= Problem requirements =
Copy all of the material below exactly.

= Dataset excerpt =
· · · · ·
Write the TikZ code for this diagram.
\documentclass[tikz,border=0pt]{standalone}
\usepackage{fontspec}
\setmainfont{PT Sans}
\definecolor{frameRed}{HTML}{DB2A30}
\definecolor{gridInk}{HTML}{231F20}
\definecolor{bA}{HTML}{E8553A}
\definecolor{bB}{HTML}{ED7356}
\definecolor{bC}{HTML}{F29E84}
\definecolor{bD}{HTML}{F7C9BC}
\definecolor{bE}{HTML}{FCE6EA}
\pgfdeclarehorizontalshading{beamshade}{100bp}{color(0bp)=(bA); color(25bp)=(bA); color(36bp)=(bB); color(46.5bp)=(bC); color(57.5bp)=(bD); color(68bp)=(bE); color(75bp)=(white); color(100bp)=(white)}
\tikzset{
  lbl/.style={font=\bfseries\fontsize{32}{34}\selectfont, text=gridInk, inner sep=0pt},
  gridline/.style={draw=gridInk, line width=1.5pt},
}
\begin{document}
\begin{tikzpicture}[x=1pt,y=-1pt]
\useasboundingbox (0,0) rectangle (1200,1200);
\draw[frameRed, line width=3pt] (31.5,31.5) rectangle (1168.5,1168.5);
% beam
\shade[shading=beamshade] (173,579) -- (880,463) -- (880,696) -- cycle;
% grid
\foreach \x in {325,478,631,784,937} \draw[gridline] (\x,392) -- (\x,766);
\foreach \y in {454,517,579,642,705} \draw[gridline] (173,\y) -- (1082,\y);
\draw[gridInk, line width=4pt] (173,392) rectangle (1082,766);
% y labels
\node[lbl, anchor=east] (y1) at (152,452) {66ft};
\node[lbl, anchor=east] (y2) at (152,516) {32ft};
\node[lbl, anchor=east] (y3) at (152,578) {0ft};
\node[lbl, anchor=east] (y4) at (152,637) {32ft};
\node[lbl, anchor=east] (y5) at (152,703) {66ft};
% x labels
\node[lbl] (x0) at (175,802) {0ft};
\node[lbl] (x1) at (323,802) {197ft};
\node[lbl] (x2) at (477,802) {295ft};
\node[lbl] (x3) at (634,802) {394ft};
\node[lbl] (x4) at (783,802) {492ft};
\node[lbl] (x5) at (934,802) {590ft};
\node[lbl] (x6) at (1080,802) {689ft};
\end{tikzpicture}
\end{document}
· · · · ·
= Response to this exercise =
Write the TikZ code for this diagram.
\documentclass[tikz,border=0pt]{standalone}
\usepackage{fontspec}
\setmainfont{PT Sans}
\definecolor{frameRed}{HTML}{DB2A30}
\definecolor{gridInk}{HTML}{231F20}
\definecolor{bA}{HTML}{E8553A}
\definecolor{bB}{HTML}{ED7356}
\definecolor{bC}{HTML}{F29E84}
\definecolor{bD}{HTML}{F7C9BC}
\definecolor{bE}{HTML}{FCE6EA}
\pgfdeclarehorizontalshading{beamshade}{100bp}{color(0bp)=(bA); color(25bp)=(bA); color(36bp)=(bB); color(46.5bp)=(bC); color(57.5bp)=(bD); color(68bp)=(bE); color(75bp)=(white); color(100bp)=(white)}
\tikzset{
  lbl/.style={font=\bfseries\fontsize{32}{34}\selectfont, text=gridInk, inner sep=0pt},
  gridline/.style={draw=gridInk, line width=1.5pt},
}
\begin{document}
\begin{tikzpicture}[x=1pt,y=-1pt]
\useasboundingbox (0,0) rectangle (1200,1200);
\draw[frameRed, line width=3pt] (31.5,31.5) rectangle (1168.5,1168.5);
% beam
\shade[shading=beamshade] (173,579) -- (880,463) -- (880,696) -- cycle;
% grid
\foreach \x in {325,478,631,784,937} \draw[gridline] (\x,392) -- (\x,766);
\foreach \y in {454,517,579,642,705} \draw[gridline] (173,\y) -- (1082,\y);
\draw[gridInk, line width=4pt] (173,392) rectangle (1082,766);
% y labels
\node[lbl, anchor=east] (y1) at (152,452) {66ft};
\node[lbl, anchor=east] (y2) at (152,516) {32ft};
\node[lbl, anchor=east] (y3) at (152,578) {0ft};
\node[lbl, anchor=east] (y4) at (152,637) {32ft};
\node[lbl, anchor=east] (y5) at (152,703) {66ft};
% x labels
\node[lbl] (x0) at (175,802) {0ft};
\node[lbl] (x1) at (323,802) {197ft};
\node[lbl] (x2) at (477,802) {295ft};
\node[lbl] (x3) at (634,802) {394ft};
\node[lbl] (x4) at (783,802) {492ft};
\node[lbl] (x5) at (934,802) {590ft};
\node[lbl] (x6) at (1080,802) {689ft};
\end{tikzpicture}
\end{document}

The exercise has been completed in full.